Another 24 of American’s 737 Max “are not affected by this issue, as they were produced and delivered prior to the un-grounding”, American says. “We will continue to work with the FAA, Boeing and our union leaders and their safety teams as a thorough assessment of the issue is completed.”
Boeing disclosed on 9 April that it had recommended that 16 airlines “address a potential electrical issue in a specific group of 737 Max airplanes prior to further operations”.
“The recommendation is being made to allow for verification that a sufficient ground path exists for a component of the electrical power system,” Boeing added.
The company does not specify how many jets are affected by its recommendation.
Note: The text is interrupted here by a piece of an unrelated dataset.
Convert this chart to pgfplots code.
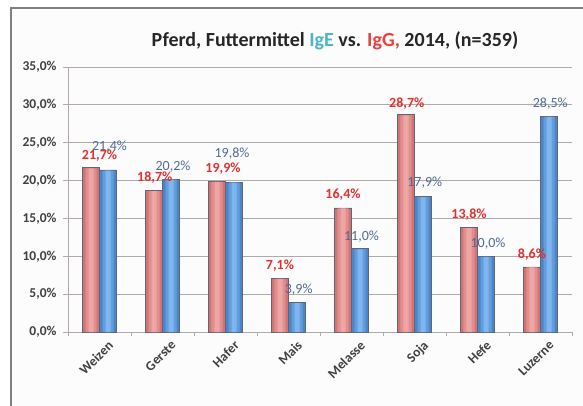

Globally, 176 737 Max are active in the fleets of 22 airlines, according to Cirium fleets data.
The FAA issued a brief statement on 9 April mentioning the Max’s back-up power control unit.
“Boeing notified the FAA late Thursday that it is recommending that operators of certain Boeing 737 Max airplanes temporarily remove them from service to address a manufacturing issue that could affect the operation of a back-up power control unit,” the FAA says. “The FAA is in contact with the airlines and the manufacturer and will ensure the issue is addressed.”
Neither the FAA nor Boeing has provided more details about the control unit, or what it does.
Chicago-based United has pulled 16 of its 30 737 Max from service.
“Starting immediately and out of an abundance of caution, we are voluntarily and temporarily removing 16 Boeing 737 Max aircraft from our schedule”,” United says.
“We have been in touch with the FAA and Boeing and will continue to work closely with them to determine any additional steps that are needed to ensure these aircraft meet our rigorous safety standards and can return to service.”
United is working with Boeing to “understand the timeline for returning the aircraft” to service, it adds.
Dallas-based Southwest has taken 30 of its 58 737 Max out of revenue flying, describing the concern as related to a “potential electrical grounding path issue”.
“Southwest anticipates minimal disruption to our operation,” the airline says, noting that it has been operating only 15 of its Max jets daily.